### [Short task]
A verbatim copy of the records is required, with all pictures left out.

....

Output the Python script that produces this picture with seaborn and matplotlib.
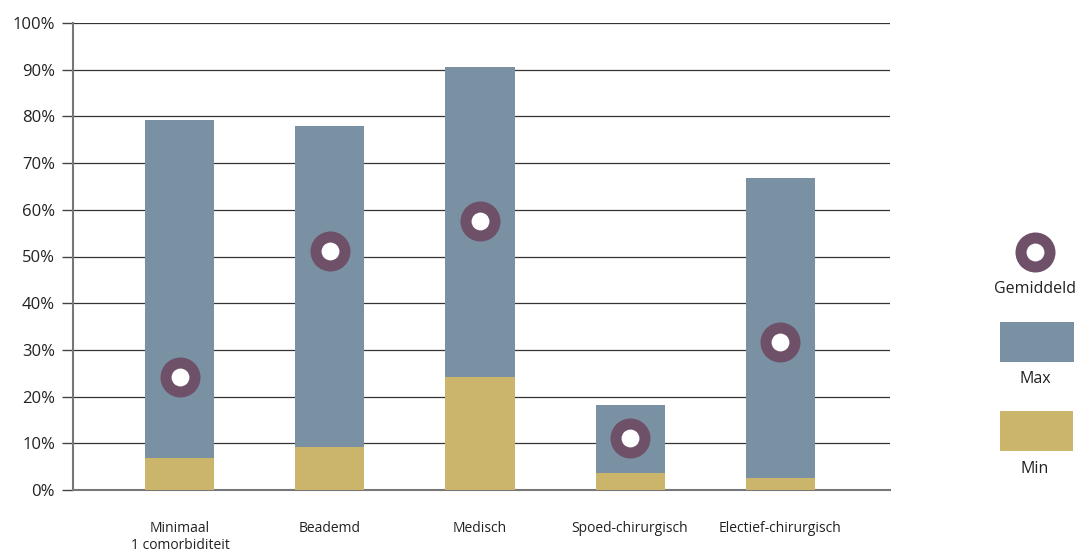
import matplotlib
matplotlib.use("Agg")
import matplotlib.pyplot as plt
import seaborn as sns
import pandas as pd
from matplotlib.patches import Rectangle

categories = ["Minimaal\n1 comorbiditeit", "Beademd", "Medisch", "Spoed-chirurgisch", "Electief-chirurgisch"]
max_vals = [79.3, 78.0, 90.6, 18.2, 66.8]
min_vals = [6.8, 9.2, 24.1, 3.7, 2.6]
mean_vals = [24.2, 51.2, 57.6, 11.2, 31.7]
yticks = [0, 10, 20, 30, 40, 50, 60, 70, 80, 90, 100]
ytick_labels = [f"{v}%" for v in yticks]

C_MAX = "#7a91a3"
C_MIN = "#cbb56a"
C_MEAN = "#6e5068"

sns.set_theme(style="white")
plt.rcParams['font.family'] = ['Open Sans', 'DejaVu Sans']

df = pd.DataFrame({"cat": categories, "max": max_vals, "min": min_vals, "mean": mean_vals})

fig = plt.figure(figsize=(10.8, 5.54), dpi=100)
ax = fig.add_axes([73/1080, 1 - 490/554, (890-73)/1080, (490-23)/554])

sns.barplot(data=df, x="cat", y="max", color=C_MAX, width=0.46, ax=ax, saturation=1,
            zorder=2, linewidth=0, edgecolor="none")
sns.barplot(data=df, x="cat", y="min", color=C_MIN, width=0.46, ax=ax, saturation=1,
            zorder=3, linewidth=0, edgecolor="none")
ax.scatter(range(len(categories)), mean_vals, s=830, color=C_MEAN, zorder=4, linewidths=0)
ax.scatter(range(len(categories)), mean_vals, s=165, color="white", zorder=5, linewidths=0)

ax.set_xlim(-0.713, 4.733)
ax.set_ylim(0, 100)
ax.set_yticks(yticks)
ax.set_yticklabels(ytick_labels, fontsize=12, color="#222222")
ax.set_xlabel("")
ax.set_ylabel("")
ax.tick_params(axis="x", length=0, pad=22, labelsize=10, labelcolor="#222222")
ax.tick_params(axis="y", length=8, width=1, color="#444444", pad=5, direction="out", left=True)
for lab in ax.get_xticklabels():
    lab.set_linespacing(1.2)
    lab.set_verticalalignment("top")
ax.yaxis.grid(True, color="#333333", linewidth=0.9, zorder=0)
ax.set_axisbelow(True)
for s in ["top", "right"]:
    ax.spines[s].set_visible(False)
ax.spines["left"].set_color("#777777")
ax.spines["left"].set_linewidth(1.5)
ax.spines["bottom"].set_color("#777777")
ax.spines["bottom"].set_linewidth(1.5)
ax.spines["left"].set_zorder(6)

# Legend (custom)
lax = fig.add_axes([0, 0, 1, 1], facecolor="none")
lax.set_xlim(0, 1080)
lax.set_ylim(554, 0)
lax.axis("off")
lax.scatter([1035], [252], s=830, color=C_MEAN, linewidths=0)
lax.scatter([1035], [252], s=165, color="white", linewidths=0)
lax.text(1035, 289, "Gemiddeld", ha="center", va="center", fontsize=11.5, color="#222222")
lax.add_patch(Rectangle((1000, 322), 74, 40, color=C_MAX, lw=0))
lax.text(1035, 379, "Max", ha="center", va="center", fontsize=11.5, color="#222222")
lax.add_patch(Rectangle((1000, 411), 73, 40, color=C_MIN, lw=0))
lax.text(1035, 469, "Min", ha="center", va="center", fontsize=11.5, color="#222222")

fig.savefig("out.png", dpi=100)
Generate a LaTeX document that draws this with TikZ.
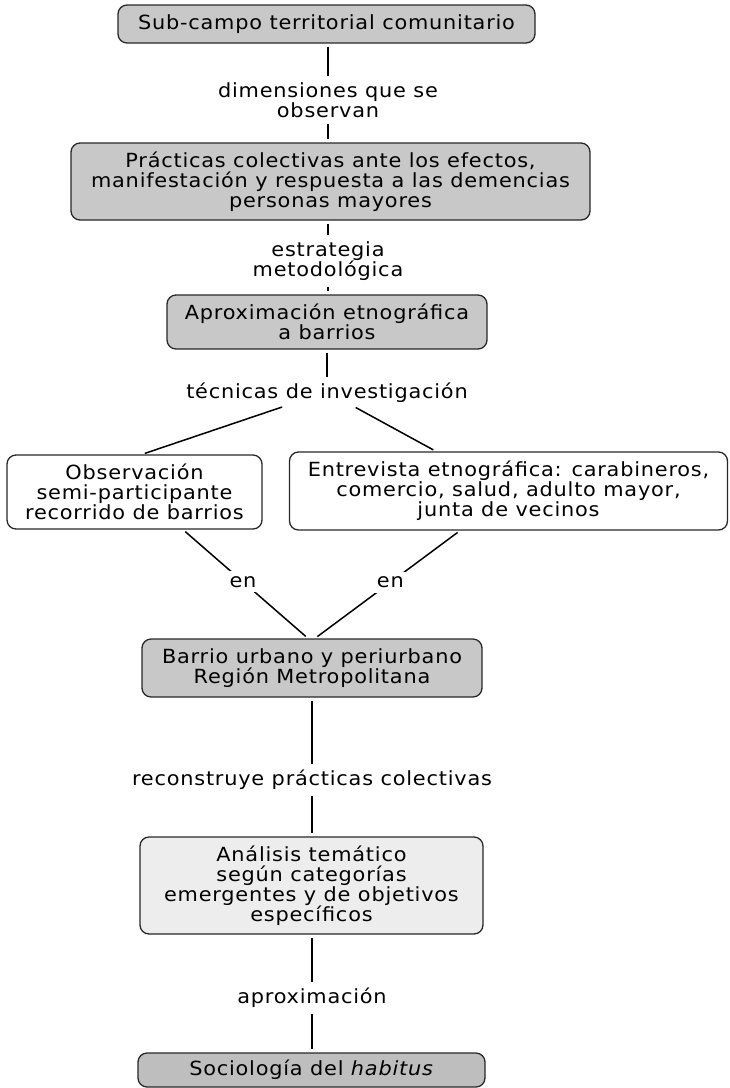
\documentclass[tikz,border=0pt]{standalone}
\usepackage{fontspec}
\setmainfont{DejaVu Sans}[FakeStretch=1.07,LetterSpace=4]
\newcommand\diagfs{\fontsize{19.5}{20}\selectfont}
\definecolor{boxgray}{RGB}{200,200,200}
\definecolor{boxdark}{RGB}{190,190,190}
\definecolor{boxlight}{RGB}{237,237,237}
\definecolor{edge}{RGB}{40,40,40}
\begin{document}
\begin{tikzpicture}[x=1pt,y=-1pt,
  box/.style={draw=edge, line width=1.3pt, rounded corners=9pt, align=center, inner sep=0pt, font=\diagfs},
  lbl/.style={align=center, inner sep=3pt, font=\diagfs},
  enlbl/.style={align=center, inner sep=5pt, font=\diagfs, fill=white},
  conn/.style={draw=black, line width=1.5pt, shorten <=3pt, shorten >=3pt}]
\useasboundingbox[fill=white] (0,0) rectangle (729,1088);

% boxes
\node[box, fill=boxgray, minimum width=417pt, minimum height=38pt] (b1) at (326.5,24) {Sub-campo territorial comunitario};
\node[box, fill=boxgray, minimum width=519pt, minimum height=77pt] (b2) at (330.5,181.5) {Prácticas colectivas ante los efectos,\\manifestación y respuesta a las demencias\\personas mayores};
\node[box, fill=boxgray, minimum width=320pt, minimum height=54pt] (b3) at (327,322) {Aproximación etnográfica\\a barrios};
\node[box, fill=white, minimum width=255pt, minimum height=74pt] (b4) at (134.5,492) {Observación\\semi-participante\\recorrido de barrios};
\node[box, fill=white, minimum width=438pt, minimum height=78pt] (b5) at (508.5,491) {Entrevista etnográfica: carabineros,\\comercio, salud, adulto mayor,\\junta de vecinos};
\node[box, fill=boxgray, minimum width=340pt, minimum height=58pt] (b6) at (312,668) {Barrio urbano y periurbano\\Región Metropolitana};
\node[box, fill=boxlight, minimum width=343pt, minimum height=97pt] (b7) at (311.5,885.5) {Análisis temático\\según categorías\\emergentes y de objetivos\\específicos};
\node[box, fill=boxdark, minimum width=347pt, minimum height=34pt] (b8) at (311.5,1070) {Sociología del \textit{habitus}};

% labels
\node[lbl] (l1) at (328,100) {dimensiones que se\\observan};
\node[lbl] (l2) at (328,261) {estrategia\\metodológica};
\node[lbl] (l3) at (327,393) {técnicas de investigación};
\node[lbl] (l6) at (312,780) {reconstruye prácticas colectivas};
\node[lbl] (l7) at (312,998) {aproximación};

% connectors
\draw[conn] (l1 |- b1.south) -- (l1.north);
\draw[conn] (l1.south) -- (l1 |- b2.north);
\draw[conn] (l2 |- b2.south) -- (l2.north);
\draw[conn] (l2.south) -- (l2 |- b3.north);
\draw[conn] (l3 |- b3.south) -- (l3.north);
\draw[conn] ([xshift=-42pt]l3.south) -- ([xshift=7.5pt]b4.north);
\draw[conn] ([xshift=26pt]l3.south) -- ([xshift=-72.5pt]b5.north);
\draw[conn] ([xshift=48.5pt]b4.south) -- node[enlbl, pos=0.48] (e1) {en} ([xshift=-4pt]b6.north);
\draw[conn] ([xshift=-48.5pt]b5.south) -- node[enlbl, pos=0.48] (e2) {en} ([xshift=3pt]b6.north);
\draw[conn] (l6 |- b6.south) -- (l6.north);
\draw[conn] (l6.south) -- (l6 |- b7.north);
\draw[conn] (l7 |- b7.south) -- (l7.north);
\draw[conn] (l7.south) -- (l7 |- b8.north);
\end{tikzpicture}
\end{document}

....

### [Solution to this problem]
Output the Python script that produces this picture with seaborn and matplotlib.
import matplotlib
matplotlib.use("Agg")
import matplotlib.pyplot as plt
import seaborn as sns
import pandas as pd
from matplotlib.patches import Rectangle

categories = ["Minimaal\n1 comorbiditeit", "Beademd", "Medisch", "Spoed-chirurgisch", "Electief-chirurgisch"]
max_vals = [79.3, 78.0, 90.6, 18.2, 66.8]
min_vals = [6.8, 9.2, 24.1, 3.7, 2.6]
mean_vals = [24.2, 51.2, 57.6, 11.2, 31.7]
yticks = [0, 10, 20, 30, 40, 50, 60, 70, 80, 90, 100]
ytick_labels = [f"{v}%" for v in yticks]

C_MAX = "#7a91a3"
C_MIN = "#cbb56a"
C_MEAN = "#6e5068"

sns.set_theme(style="white")
plt.rcParams['font.family'] = ['Open Sans', 'DejaVu Sans']

df = pd.DataFrame({"cat": categories, "max": max_vals, "min": min_vals, "mean": mean_vals})

fig = plt.figure(figsize=(10.8, 5.54), dpi=100)
ax = fig.add_axes([73/1080, 1 - 490/554, (890-73)/1080, (490-23)/554])

sns.barplot(data=df, x="cat", y="max", color=C_MAX, width=0.46, ax=ax, saturation=1,
            zorder=2, linewidth=0, edgecolor="none")
sns.barplot(data=df, x="cat", y="min", color=C_MIN, width=0.46, ax=ax, saturation=1,
            zorder=3, linewidth=0, edgecolor="none")
ax.scatter(range(len(categories)), mean_vals, s=830, color=C_MEAN, zorder=4, linewidths=0)
ax.scatter(range(len(categories)), mean_vals, s=165, color="white", zorder=5, linewidths=0)

ax.set_xlim(-0.713, 4.733)
ax.set_ylim(0, 100)
ax.set_yticks(yticks)
ax.set_yticklabels(ytick_labels, fontsize=12, color="#222222")
ax.set_xlabel("")
ax.set_ylabel("")
ax.tick_params(axis="x", length=0, pad=22, labelsize=10, labelcolor="#222222")
ax.tick_params(axis="y", length=8, width=1, color="#444444", pad=5, direction="out", left=True)
for lab in ax.get_xticklabels():
    lab.set_linespacing(1.2)
    lab.set_verticalalignment("top")
ax.yaxis.grid(True, color="#333333", linewidth=0.9, zorder=0)
ax.set_axisbelow(True)
for s in ["top", "right"]:
    ax.spines[s].set_visible(False)
ax.spines["left"].set_color("#777777")
ax.spines["left"].set_linewidth(1.5)
ax.spines["bottom"].set_color("#777777")
ax.spines["bottom"].set_linewidth(1.5)
ax.spines["left"].set_zorder(6)

# Legend (custom)
lax = fig.add_axes([0, 0, 1, 1], facecolor="none")
lax.set_xlim(0, 1080)
lax.set_ylim(554, 0)
lax.axis("off")
lax.scatter([1035], [252], s=830, color=C_MEAN, linewidths=0)
lax.scatter([1035], [252], s=165, color="white", linewidths=0)
lax.text(1035, 289, "Gemiddeld", ha="center", va="center", fontsize=11.5, color="#222222")
lax.add_patch(Rectangle((1000, 322), 74, 40, color=C_MAX, lw=0))
lax.text(1035, 379, "Max", ha="center", va="center", fontsize=11.5, color="#222222")
lax.add_patch(Rectangle((1000, 411), 73, 40, color=C_MIN, lw=0))
lax.text(1035, 469, "Min", ha="center", va="center", fontsize=11.5, color="#222222")

fig.savefig("out.png", dpi=100)
Generate a LaTeX document that draws this with TikZ.
\documentclass[tikz,border=0pt]{standalone}
\usepackage{fontspec}
\setmainfont{DejaVu Sans}[FakeStretch=1.07,LetterSpace=4]
\newcommand\diagfs{\fontsize{19.5}{20}\selectfont}
\definecolor{boxgray}{RGB}{200,200,200}
\definecolor{boxdark}{RGB}{190,190,190}
\definecolor{boxlight}{RGB}{237,237,237}
\definecolor{edge}{RGB}{40,40,40}
\begin{document}
\begin{tikzpicture}[x=1pt,y=-1pt,
  box/.style={draw=edge, line width=1.3pt, rounded corners=9pt, align=center, inner sep=0pt, font=\diagfs},
  lbl/.style={align=center, inner sep=3pt, font=\diagfs},
  enlbl/.style={align=center, inner sep=5pt, font=\diagfs, fill=white},
  conn/.style={draw=black, line width=1.5pt, shorten <=3pt, shorten >=3pt}]
\useasboundingbox[fill=white] (0,0) rectangle (729,1088);

% boxes
\node[box, fill=boxgray, minimum width=417pt, minimum height=38pt] (b1) at (326.5,24) {Sub-campo territorial comunitario};
\node[box, fill=boxgray, minimum width=519pt, minimum height=77pt] (b2) at (330.5,181.5) {Prácticas colectivas ante los efectos,\\manifestación y respuesta a las demencias\\personas mayores};
\node[box, fill=boxgray, minimum width=320pt, minimum height=54pt] (b3) at (327,322) {Aproximación etnográfica\\a barrios};
\node[box, fill=white, minimum width=255pt, minimum height=74pt] (b4) at (134.5,492) {Observación\\semi-participante\\recorrido de barrios};
\node[box, fill=white, minimum width=438pt, minimum height=78pt] (b5) at (508.5,491) {Entrevista etnográfica: carabineros,\\comercio, salud, adulto mayor,\\junta de vecinos};
\node[box, fill=boxgray, minimum width=340pt, minimum height=58pt] (b6) at (312,668) {Barrio urbano y periurbano\\Región Metropolitana};
\node[box, fill=boxlight, minimum width=343pt, minimum height=97pt] (b7) at (311.5,885.5) {Análisis temático\\según categorías\\emergentes y de objetivos\\específicos};
\node[box, fill=boxdark, minimum width=347pt, minimum height=34pt] (b8) at (311.5,1070) {Sociología del \textit{habitus}};

% labels
\node[lbl] (l1) at (328,100) {dimensiones que se\\observan};
\node[lbl] (l2) at (328,261) {estrategia\\metodológica};
\node[lbl] (l3) at (327,393) {técnicas de investigación};
\node[lbl] (l6) at (312,780) {reconstruye prácticas colectivas};
\node[lbl] (l7) at (312,998) {aproximación};

% connectors
\draw[conn] (l1 |- b1.south) -- (l1.north);
\draw[conn] (l1.south) -- (l1 |- b2.north);
\draw[conn] (l2 |- b2.south) -- (l2.north);
\draw[conn] (l2.south) -- (l2 |- b3.north);
\draw[conn] (l3 |- b3.south) -- (l3.north);
\draw[conn] ([xshift=-42pt]l3.south) -- ([xshift=7.5pt]b4.north);
\draw[conn] ([xshift=26pt]l3.south) -- ([xshift=-72.5pt]b5.north);
\draw[conn] ([xshift=48.5pt]b4.south) -- node[enlbl, pos=0.48] (e1) {en} ([xshift=-4pt]b6.north);
\draw[conn] ([xshift=-48.5pt]b5.south) -- node[enlbl, pos=0.48] (e2) {en} ([xshift=3pt]b6.north);
\draw[conn] (l6 |- b6.south) -- (l6.north);
\draw[conn] (l6.south) -- (l6 |- b7.north);
\draw[conn] (l7 |- b7.south) -- (l7.north);
\draw[conn] (l7.south) -- (l7 |- b8.north);
\end{tikzpicture}
\end{document}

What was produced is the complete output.